I turned off the camera and sat back on the couch (I always filmed while sitting on the couch under her pernicious, unpredictable cuckoo clock, because I knew if I didn’t show her cuckoo clock, she’d wonder whether I had finally gotten rid of her cuckoo clock, and then she’d stop wondering whether I had finally gotten rid of her cuckoo clock and simply come to believe it was true, and then no matter what sweet words came out of my mouth, she’d silently counter with: “ and yet he tossed out my cuckoo clock ”). The cuckoo was, in fact, soon to pop out, its grinding windup beginning over my head—a sound that inevitably made my jaw tense—when the camera crews outside emitted a loud, collective, oceanic wushing. Somebody was here. I heard the seagull cries of a few female news anchors.
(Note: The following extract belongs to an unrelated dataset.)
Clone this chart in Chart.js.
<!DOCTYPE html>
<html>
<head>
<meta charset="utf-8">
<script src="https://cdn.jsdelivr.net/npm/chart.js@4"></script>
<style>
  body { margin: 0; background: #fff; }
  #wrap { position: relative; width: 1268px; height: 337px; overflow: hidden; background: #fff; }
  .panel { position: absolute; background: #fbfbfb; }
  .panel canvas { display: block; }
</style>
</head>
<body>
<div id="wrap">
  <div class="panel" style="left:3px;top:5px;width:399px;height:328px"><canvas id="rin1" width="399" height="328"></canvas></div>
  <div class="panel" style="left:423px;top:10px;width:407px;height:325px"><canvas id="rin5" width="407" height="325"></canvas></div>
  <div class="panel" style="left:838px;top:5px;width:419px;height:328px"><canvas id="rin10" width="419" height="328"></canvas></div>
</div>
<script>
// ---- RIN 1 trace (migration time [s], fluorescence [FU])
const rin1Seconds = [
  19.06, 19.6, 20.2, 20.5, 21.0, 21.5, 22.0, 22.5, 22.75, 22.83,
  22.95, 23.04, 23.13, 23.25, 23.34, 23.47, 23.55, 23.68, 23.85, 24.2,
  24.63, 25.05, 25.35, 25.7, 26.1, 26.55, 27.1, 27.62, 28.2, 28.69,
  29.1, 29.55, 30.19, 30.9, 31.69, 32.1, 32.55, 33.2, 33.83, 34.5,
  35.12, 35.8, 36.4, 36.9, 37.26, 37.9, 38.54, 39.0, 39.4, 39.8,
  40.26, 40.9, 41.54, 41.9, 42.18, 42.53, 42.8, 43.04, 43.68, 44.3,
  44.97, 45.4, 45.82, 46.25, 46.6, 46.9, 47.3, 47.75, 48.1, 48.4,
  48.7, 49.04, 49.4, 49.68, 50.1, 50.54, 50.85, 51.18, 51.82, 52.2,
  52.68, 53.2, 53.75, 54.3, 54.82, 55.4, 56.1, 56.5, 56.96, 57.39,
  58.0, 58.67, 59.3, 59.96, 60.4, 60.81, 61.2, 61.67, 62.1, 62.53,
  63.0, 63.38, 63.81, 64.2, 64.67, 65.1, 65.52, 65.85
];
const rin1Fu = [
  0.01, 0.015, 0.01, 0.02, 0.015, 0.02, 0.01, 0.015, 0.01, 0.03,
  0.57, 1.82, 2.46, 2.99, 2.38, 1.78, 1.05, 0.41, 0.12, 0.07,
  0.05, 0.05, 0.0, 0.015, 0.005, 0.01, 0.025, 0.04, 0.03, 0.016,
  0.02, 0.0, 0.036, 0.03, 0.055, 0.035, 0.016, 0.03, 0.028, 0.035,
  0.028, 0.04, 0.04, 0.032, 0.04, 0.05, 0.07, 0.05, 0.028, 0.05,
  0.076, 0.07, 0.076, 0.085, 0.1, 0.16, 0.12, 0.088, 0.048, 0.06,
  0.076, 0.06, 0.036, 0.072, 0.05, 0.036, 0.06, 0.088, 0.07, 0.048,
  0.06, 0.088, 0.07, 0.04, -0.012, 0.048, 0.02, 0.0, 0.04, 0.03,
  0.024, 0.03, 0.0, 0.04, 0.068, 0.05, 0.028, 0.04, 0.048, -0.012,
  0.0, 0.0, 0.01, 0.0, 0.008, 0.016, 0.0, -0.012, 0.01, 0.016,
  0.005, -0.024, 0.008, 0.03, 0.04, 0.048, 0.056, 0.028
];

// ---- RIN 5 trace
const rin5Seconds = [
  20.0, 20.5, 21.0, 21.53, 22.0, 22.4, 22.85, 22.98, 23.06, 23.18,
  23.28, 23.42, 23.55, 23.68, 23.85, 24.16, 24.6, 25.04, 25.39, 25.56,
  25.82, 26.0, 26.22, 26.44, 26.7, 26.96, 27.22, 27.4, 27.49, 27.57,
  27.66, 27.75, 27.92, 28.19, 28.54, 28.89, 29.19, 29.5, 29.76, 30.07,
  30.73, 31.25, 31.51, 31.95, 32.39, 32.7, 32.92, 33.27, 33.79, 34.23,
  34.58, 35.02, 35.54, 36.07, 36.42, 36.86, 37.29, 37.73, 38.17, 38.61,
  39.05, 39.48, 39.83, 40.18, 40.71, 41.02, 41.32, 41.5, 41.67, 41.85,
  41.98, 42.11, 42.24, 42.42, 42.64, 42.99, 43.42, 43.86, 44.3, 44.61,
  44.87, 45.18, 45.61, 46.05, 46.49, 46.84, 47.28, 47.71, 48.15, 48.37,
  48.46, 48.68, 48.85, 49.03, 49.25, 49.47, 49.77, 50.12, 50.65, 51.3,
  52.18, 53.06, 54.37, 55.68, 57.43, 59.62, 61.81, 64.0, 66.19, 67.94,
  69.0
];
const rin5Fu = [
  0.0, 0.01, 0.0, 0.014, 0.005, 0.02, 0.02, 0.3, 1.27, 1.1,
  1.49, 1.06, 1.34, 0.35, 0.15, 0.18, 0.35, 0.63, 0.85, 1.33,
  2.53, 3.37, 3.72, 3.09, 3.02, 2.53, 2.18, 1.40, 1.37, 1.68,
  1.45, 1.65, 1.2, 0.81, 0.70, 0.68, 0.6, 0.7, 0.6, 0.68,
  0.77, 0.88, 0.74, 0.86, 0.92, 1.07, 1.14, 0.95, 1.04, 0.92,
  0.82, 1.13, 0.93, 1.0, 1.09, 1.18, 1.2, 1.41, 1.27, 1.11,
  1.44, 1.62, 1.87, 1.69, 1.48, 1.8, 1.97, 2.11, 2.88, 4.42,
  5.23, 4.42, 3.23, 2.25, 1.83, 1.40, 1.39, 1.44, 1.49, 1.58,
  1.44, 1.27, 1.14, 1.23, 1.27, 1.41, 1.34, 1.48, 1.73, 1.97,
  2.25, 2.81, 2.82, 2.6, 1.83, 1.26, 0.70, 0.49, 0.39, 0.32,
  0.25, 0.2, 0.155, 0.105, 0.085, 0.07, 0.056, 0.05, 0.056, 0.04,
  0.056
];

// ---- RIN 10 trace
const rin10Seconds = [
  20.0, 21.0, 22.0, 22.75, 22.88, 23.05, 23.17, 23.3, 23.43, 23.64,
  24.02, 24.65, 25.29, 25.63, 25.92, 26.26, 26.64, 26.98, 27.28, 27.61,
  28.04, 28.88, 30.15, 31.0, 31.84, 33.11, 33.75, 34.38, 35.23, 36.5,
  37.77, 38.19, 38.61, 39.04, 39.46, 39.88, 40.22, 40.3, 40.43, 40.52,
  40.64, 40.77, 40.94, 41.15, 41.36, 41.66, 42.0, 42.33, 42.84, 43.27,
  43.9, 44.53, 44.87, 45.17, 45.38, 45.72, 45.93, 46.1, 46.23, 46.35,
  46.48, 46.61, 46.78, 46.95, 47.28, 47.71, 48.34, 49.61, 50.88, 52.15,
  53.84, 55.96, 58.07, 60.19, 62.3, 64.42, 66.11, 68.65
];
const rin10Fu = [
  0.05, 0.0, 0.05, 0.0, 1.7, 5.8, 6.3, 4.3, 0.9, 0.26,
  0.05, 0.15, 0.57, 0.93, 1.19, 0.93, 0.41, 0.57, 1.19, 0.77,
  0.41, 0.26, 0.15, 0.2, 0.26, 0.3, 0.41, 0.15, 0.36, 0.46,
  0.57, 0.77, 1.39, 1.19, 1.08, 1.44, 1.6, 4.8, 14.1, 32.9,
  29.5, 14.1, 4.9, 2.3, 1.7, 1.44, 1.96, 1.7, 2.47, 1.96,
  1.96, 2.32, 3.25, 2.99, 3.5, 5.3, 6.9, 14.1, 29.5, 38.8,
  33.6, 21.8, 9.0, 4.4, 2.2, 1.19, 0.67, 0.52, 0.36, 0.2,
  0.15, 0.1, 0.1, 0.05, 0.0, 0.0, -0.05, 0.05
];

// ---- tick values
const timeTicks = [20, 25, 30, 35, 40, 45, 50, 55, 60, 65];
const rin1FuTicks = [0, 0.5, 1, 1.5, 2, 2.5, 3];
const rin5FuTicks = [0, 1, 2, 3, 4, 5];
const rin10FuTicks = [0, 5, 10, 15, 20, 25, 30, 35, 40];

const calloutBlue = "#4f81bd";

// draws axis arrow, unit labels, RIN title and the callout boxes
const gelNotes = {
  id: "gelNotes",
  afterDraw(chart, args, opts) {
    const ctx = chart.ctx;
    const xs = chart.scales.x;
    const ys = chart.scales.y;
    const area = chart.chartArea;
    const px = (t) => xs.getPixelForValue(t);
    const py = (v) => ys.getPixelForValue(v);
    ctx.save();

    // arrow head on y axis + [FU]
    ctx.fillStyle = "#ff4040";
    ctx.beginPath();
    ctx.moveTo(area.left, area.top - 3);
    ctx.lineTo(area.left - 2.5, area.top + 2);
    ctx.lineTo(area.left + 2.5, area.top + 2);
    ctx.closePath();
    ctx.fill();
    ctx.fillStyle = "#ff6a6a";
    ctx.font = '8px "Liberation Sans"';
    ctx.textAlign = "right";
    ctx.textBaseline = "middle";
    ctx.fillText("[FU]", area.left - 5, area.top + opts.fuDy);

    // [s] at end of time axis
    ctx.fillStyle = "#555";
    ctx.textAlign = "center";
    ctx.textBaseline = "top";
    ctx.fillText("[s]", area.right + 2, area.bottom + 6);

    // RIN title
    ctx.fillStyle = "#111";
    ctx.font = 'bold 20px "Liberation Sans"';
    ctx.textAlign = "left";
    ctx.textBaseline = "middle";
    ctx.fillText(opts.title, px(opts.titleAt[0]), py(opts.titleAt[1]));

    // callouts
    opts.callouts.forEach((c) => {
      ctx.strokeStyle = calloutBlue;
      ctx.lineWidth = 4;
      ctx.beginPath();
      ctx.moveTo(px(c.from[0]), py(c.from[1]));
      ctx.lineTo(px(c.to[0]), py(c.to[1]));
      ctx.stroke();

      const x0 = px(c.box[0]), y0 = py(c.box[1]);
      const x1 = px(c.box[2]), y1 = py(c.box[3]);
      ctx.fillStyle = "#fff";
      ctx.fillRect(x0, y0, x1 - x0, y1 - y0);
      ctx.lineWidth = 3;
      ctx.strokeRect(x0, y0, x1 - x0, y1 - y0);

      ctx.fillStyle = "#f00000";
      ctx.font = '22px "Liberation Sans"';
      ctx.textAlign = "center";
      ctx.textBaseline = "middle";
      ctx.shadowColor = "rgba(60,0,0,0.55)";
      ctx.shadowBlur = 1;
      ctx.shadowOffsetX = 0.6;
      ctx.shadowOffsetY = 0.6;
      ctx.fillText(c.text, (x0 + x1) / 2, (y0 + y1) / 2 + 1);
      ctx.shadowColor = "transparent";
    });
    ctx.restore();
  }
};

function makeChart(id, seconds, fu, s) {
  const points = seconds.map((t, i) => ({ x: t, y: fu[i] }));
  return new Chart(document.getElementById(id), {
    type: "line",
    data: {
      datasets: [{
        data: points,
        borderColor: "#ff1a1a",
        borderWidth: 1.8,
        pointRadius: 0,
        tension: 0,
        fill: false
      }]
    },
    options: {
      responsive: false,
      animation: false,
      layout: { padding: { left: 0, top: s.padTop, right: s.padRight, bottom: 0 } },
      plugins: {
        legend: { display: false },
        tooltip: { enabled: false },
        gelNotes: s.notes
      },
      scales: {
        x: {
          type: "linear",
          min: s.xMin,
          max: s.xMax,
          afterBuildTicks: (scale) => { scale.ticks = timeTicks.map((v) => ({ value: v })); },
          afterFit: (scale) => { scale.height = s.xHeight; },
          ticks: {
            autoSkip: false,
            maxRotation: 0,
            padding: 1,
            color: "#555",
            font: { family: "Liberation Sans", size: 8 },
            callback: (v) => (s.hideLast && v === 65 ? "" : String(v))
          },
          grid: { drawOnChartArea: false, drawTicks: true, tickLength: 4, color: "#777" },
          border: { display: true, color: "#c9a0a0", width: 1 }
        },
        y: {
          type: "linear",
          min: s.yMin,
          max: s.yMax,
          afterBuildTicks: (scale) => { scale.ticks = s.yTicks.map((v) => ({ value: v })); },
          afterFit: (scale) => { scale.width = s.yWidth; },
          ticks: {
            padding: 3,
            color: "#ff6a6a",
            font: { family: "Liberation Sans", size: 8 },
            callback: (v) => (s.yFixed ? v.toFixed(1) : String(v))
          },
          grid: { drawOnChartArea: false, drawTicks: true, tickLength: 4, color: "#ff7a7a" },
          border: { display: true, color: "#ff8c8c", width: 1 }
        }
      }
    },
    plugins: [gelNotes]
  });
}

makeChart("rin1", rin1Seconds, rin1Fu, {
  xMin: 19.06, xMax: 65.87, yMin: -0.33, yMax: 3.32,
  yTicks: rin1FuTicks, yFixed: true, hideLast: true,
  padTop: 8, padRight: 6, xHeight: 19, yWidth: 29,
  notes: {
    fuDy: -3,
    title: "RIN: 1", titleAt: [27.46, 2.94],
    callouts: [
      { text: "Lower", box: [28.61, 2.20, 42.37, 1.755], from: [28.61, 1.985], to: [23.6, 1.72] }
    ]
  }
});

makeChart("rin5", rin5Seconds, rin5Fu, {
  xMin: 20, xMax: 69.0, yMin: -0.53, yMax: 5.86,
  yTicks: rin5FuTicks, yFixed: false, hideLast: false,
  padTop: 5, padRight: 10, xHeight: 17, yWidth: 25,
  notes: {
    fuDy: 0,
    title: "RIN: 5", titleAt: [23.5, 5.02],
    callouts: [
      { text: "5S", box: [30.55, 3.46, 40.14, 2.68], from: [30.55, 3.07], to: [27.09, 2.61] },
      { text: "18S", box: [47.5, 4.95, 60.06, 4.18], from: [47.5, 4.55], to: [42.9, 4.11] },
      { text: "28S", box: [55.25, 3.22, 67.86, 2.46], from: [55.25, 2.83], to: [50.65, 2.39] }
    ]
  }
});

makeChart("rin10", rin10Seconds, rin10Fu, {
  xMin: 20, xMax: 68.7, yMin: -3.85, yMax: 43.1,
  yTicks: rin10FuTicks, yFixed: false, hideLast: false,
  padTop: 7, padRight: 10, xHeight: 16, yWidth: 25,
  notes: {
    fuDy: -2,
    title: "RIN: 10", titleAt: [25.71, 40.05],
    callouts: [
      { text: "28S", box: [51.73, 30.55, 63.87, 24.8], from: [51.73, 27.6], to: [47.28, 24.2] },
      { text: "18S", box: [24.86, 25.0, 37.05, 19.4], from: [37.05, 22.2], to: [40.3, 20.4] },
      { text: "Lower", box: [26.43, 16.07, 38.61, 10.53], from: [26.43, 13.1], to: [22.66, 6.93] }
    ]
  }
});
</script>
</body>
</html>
Something is wrong , I thought.

The doorbell rang three times in a row: Nick-nick! Nick-nick! Nick-nick!

I didn’t hesitate. I had stopped hesitating over the past month: Bring on the trouble posthaste.

I opened the door.

It was my wife.

Back.

Amy Elliott Dunne stood barefoot on my doorstep in a thin pink dress that clung to her as if it were wet. Her ankles were ringed in dark violet. From one limp wrist dangled a piece of twine. Her hair was short and frayed at the ends, as if it had been carelessly chopped by dull scissors. Her face was bruised, her lips swollen. She was sobbing.

When she flung her arms out toward me, I could see her entire midsection was stained with dried blood. She tried to speak; her mouth opened, once, twice, silent, a mermaid washed ashore.

“Nick!” she finally keened—a wail that echoed against all the empty houses—and fell into my arms.

I wanted to kill her.

Had we been alone, my hands might have found their place around her neck, my fingers locating perfect grooves in her flesh. To feel that strong pulse under my fingers … but we weren’t alone, we were in front of cameras, and they were realizing who this strange woman was, they were coming to life as sure as the cuckoo clock inside, a few clicks, a few questions, then an avalanche of noise and light. The cameras were blasting us, the reporters closing in with microphones, everyone yelling Amy’s name, screaming, literally screaming. So I did the right thing, I held her to me and howled her name right back: “Amy! My God! My God! My darling!” and buried my face in her neck, my arms wrapped tight around her, and let the cameras get their fifteen seconds, and I whispered deep inside her ear, “You fucking bitch.” Then I stroked her hair, I cupped her face in my two loving hands, and I yanked her inside.

Outside our door, a rock concert was demanding its encore: Amy! Amy! Amy! Someone threw a scattering of pebbles at our window. Amy! Amy! Amy!

My wife took it all as her due, fluttering a dismissive hand toward the rabble outside. She turned to me with a worn but triumphant smile—the smile on the rape victim, the abuse survivor, the bed burner in the old TV movies, the smile where the bastard has finally received due justice and we know our heroine will be able to move on with life ! Freeze frame.

I gestured to the twine, the hacked hair, the dried blood. “So, what’s your story, wife?”

“I’m back,” she whimpered. “I made it back to you.” She moved to put her arms around me. I moved away.

“What is your story , Amy?”

“Desi,” she whispered, her lower lip trembling. “Desi Collings took me. It was the morning. Of. Of our anniversary. And the doorbell rang, and I thought … I don’t know, I thought maybe it was flowers from you.”

I flinched. Of course she’d find a way to work in a gripe: that I hardly ever sent her flowers, when her dad had sent her mom flowers each week since they’d been married. That’s 2,444 bouquets of flowers vs. 4.